For breaking his vow. The Rama (Yoreh De'ah 215:1) mentions a view that maintains that the person should be given corporal punishment for taking such a vow and should be compelled to ask to have the vow released.
I.e., the prohibition involves the cheftzah, the article. Once it is forbidden, it is forbidden to fulfill the mitzvah by partaking of it or using it, for a positive commandment does not supercede a negative commandment. It would be a mitzvah fulfilled through a transgression which is a forbidden act (the Rambam's Commentary to the Mishnah, loc. cit.).
Despite the fact that by doing so he negates the mitzvah of taking pleasure in the Sabbath and festivals. The Ra'avad clarifies that the matter is dependent on the wording he used in his oath. If on the Sabbath, he said: "I will fast today," he is forbidden to keep his vow.

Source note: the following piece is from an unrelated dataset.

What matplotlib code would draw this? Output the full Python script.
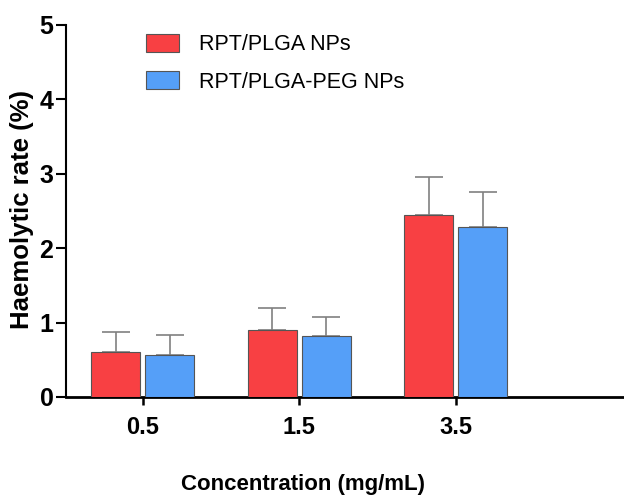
import matplotlib
matplotlib.use("Agg")
import matplotlib.pyplot as plt
import numpy as np

categories = ["0.5", "1.5", "3.5"]
series_names = ["RPT/PLGA NPs", "RPT/PLGA-PEG NPs"]
plga_vals = [0.61, 0.90, 2.45]
plga_err = [0.26, 0.30, 0.51]
peg_vals = [0.57, 0.82, 2.29]
peg_err = [0.27, 0.26, 0.46]
y_ticks = [0, 1, 2, 3, 4, 5]

plt.rcParams['font.family'] = ['Liberation Sans', 'DejaVu Sans']

fig = plt.figure(figsize=(6.24, 4.97), dpi=100)
ax = fig.add_axes([66/624, 100/497, (624-66)/624, (397-25)/497])

x = np.arange(len(categories))
w = 0.313
off = 0.172
red = '#F84043'
blue = '#559FF8'
edge = '#555555'

ax.bar(x - off, plga_vals, w, color=red, edgecolor=edge, linewidth=0.8, label=series_names[0], zorder=3)
ax.bar(x + off, peg_vals, w, color=blue, edgecolor=edge, linewidth=0.8, label=series_names[1], zorder=3)
ax.errorbar(x - off, plga_vals, yerr=[np.zeros(3), plga_err], fmt='none', ecolor='#808080',
            elinewidth=1.2, capsize=10, capthick=1.2, zorder=2)
ax.errorbar(x + off, peg_vals, yerr=[np.zeros(3), peg_err], fmt='none', ecolor='#808080',
            elinewidth=1.2, capsize=10, capthick=1.2, zorder=2)

ax.set_xlim(-0.49, 3.075)
ax.set_ylim(0, 5)
ax.set_yticks(y_ticks)
ax.set_yticklabels([str(t) for t in y_ticks], fontsize=18, fontweight='bold')
ax.set_xticks(x)
ax.set_xticklabels(categories, fontsize=17, fontweight='bold')
ax.tick_params(axis='y', length=7, width=1.5, pad=2)
ax.tick_params(axis='x', length=6, width=1.8, pad=8)

for s in ['top', 'right']:
    ax.spines[s].set_visible(False)
ax.spines['left'].set_linewidth(1.5)
ax.spines['bottom'].set_linewidth(2)

ax.set_ylabel("Haemolytic rate (%)", fontsize=18.5, fontweight='bold')
ax.yaxis.set_label_coords(-0.058, 0.505)
ax.set_xlabel("Concentration (mg/mL)", fontsize=16, fontweight='bold')
ax.xaxis.set_label_coords(0.424, -0.208)

leg = ax.legend(loc='upper left', bbox_to_anchor=(0.108, 1.028), frameon=False, fontsize=15.5,
                handlelength=1.55, handleheight=0.9, handletextpad=0.95, labelspacing=0.75)

fig.savefig("out.png", dpi=100)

In contrast to the Sabbath and festivals where the obligation to eat is of Scriptural origin. This is a general principle in Talmudic Law. There are times when our Sages gave their decrees greater power than Scriptural Law, for Scriptural Law is revered by the people at large and does not require reinforcement. If, by contrast, Rabbinic Law was abrogated in such instances, it might lead people to take leniencies even when uncalled for (see Ta'anis 17b; Kessef Mishneh). The Radbaz explains that if keeping one's vow was allowed to override a Rabbinic decree, then there would be no point in making such decrees. For people could nullify them by taking vows. For example, a person could take a vow to drink ordinary gentile wine.
The Kessef Mishneh also explains that although the obligation to eat on Rosh Chodesh and the day preceding Yom Kippur is also of Rabbinic origin, since our Sages found an allusion to it in the Torah, it is less likely that people will treat it lightly.
See Nedarim 15a. Similarly, in his Commentary to the Mishnah (Nedarim 2:1), the Rambam writes that the prohibition against desecrating one's word applies with regard to these vows. Compare to Chapter 4, Halachah 4.